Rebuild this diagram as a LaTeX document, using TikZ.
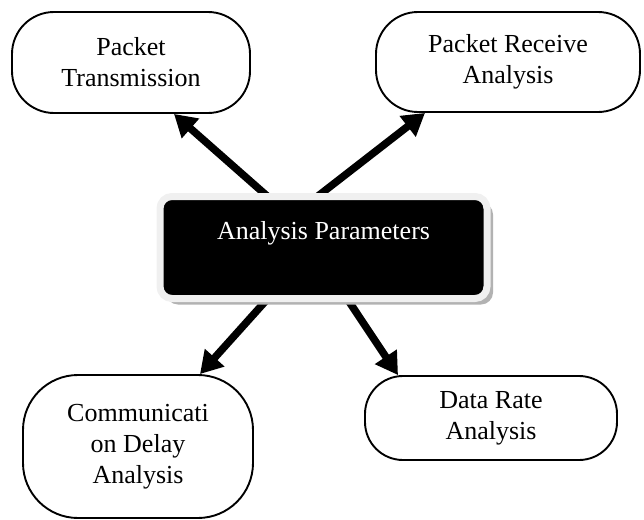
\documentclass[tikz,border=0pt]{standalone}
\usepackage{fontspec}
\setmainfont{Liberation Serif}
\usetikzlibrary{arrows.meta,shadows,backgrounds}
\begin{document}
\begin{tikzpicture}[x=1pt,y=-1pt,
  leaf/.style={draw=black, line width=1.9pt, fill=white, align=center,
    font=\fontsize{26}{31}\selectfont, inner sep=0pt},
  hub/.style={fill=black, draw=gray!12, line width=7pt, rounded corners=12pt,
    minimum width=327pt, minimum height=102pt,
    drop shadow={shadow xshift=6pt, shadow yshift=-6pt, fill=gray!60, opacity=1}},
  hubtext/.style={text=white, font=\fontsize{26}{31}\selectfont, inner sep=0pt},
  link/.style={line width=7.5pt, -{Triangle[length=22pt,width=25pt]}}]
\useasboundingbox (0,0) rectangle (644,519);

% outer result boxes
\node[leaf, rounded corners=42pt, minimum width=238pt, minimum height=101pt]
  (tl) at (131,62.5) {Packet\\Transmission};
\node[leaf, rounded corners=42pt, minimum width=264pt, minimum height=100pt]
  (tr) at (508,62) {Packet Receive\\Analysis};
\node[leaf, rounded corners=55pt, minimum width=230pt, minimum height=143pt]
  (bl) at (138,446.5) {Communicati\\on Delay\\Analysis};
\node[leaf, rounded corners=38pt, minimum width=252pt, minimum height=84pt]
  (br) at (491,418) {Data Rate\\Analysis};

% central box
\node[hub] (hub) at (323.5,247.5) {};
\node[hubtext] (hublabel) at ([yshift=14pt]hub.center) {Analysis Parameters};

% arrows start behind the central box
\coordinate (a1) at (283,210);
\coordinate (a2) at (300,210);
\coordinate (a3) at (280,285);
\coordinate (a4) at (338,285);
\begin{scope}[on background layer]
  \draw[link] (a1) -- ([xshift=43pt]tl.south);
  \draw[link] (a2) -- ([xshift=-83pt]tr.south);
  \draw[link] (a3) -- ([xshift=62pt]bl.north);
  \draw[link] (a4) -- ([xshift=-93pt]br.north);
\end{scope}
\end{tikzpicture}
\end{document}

- - - -

» WHAT THE EXERCISE ASKS:
Transcribe each line above verbatim, with the pictures left out.

» FINISHED ANSWER:
Rebuild this diagram as a LaTeX document, using TikZ.
\documentclass[tikz,border=0pt]{standalone}
\usepackage{fontspec}
\setmainfont{Liberation Serif}
\usetikzlibrary{arrows.meta,shadows,backgrounds}
\begin{document}
\begin{tikzpicture}[x=1pt,y=-1pt,
  leaf/.style={draw=black, line width=1.9pt, fill=white, align=center,
    font=\fontsize{26}{31}\selectfont, inner sep=0pt},
  hub/.style={fill=black, draw=gray!12, line width=7pt, rounded corners=12pt,
    minimum width=327pt, minimum height=102pt,
    drop shadow={shadow xshift=6pt, shadow yshift=-6pt, fill=gray!60, opacity=1}},
  hubtext/.style={text=white, font=\fontsize{26}{31}\selectfont, inner sep=0pt},
  link/.style={line width=7.5pt, -{Triangle[length=22pt,width=25pt]}}]
\useasboundingbox (0,0) rectangle (644,519);

% outer result boxes
\node[leaf, rounded corners=42pt, minimum width=238pt, minimum height=101pt]
  (tl) at (131,62.5) {Packet\\Transmission};
\node[leaf, rounded corners=42pt, minimum width=264pt, minimum height=100pt]
  (tr) at (508,62) {Packet Receive\\Analysis};
\node[leaf, rounded corners=55pt, minimum width=230pt, minimum height=143pt]
  (bl) at (138,446.5) {Communicati\\on Delay\\Analysis};
\node[leaf, rounded corners=38pt, minimum width=252pt, minimum height=84pt]
  (br) at (491,418) {Data Rate\\Analysis};

% central box
\node[hub] (hub) at (323.5,247.5) {};
\node[hubtext] (hublabel) at ([yshift=14pt]hub.center) {Analysis Parameters};

% arrows start behind the central box
\coordinate (a1) at (283,210);
\coordinate (a2) at (300,210);
\coordinate (a3) at (280,285);
\coordinate (a4) at (338,285);
\begin{scope}[on background layer]
  \draw[link] (a1) -- ([xshift=43pt]tl.south);
  \draw[link] (a2) -- ([xshift=-83pt]tr.south);
  \draw[link] (a3) -- ([xshift=62pt]bl.north);
  \draw[link] (a4) -- ([xshift=-93pt]br.north);
\end{scope}
\end{tikzpicture}
\end{document}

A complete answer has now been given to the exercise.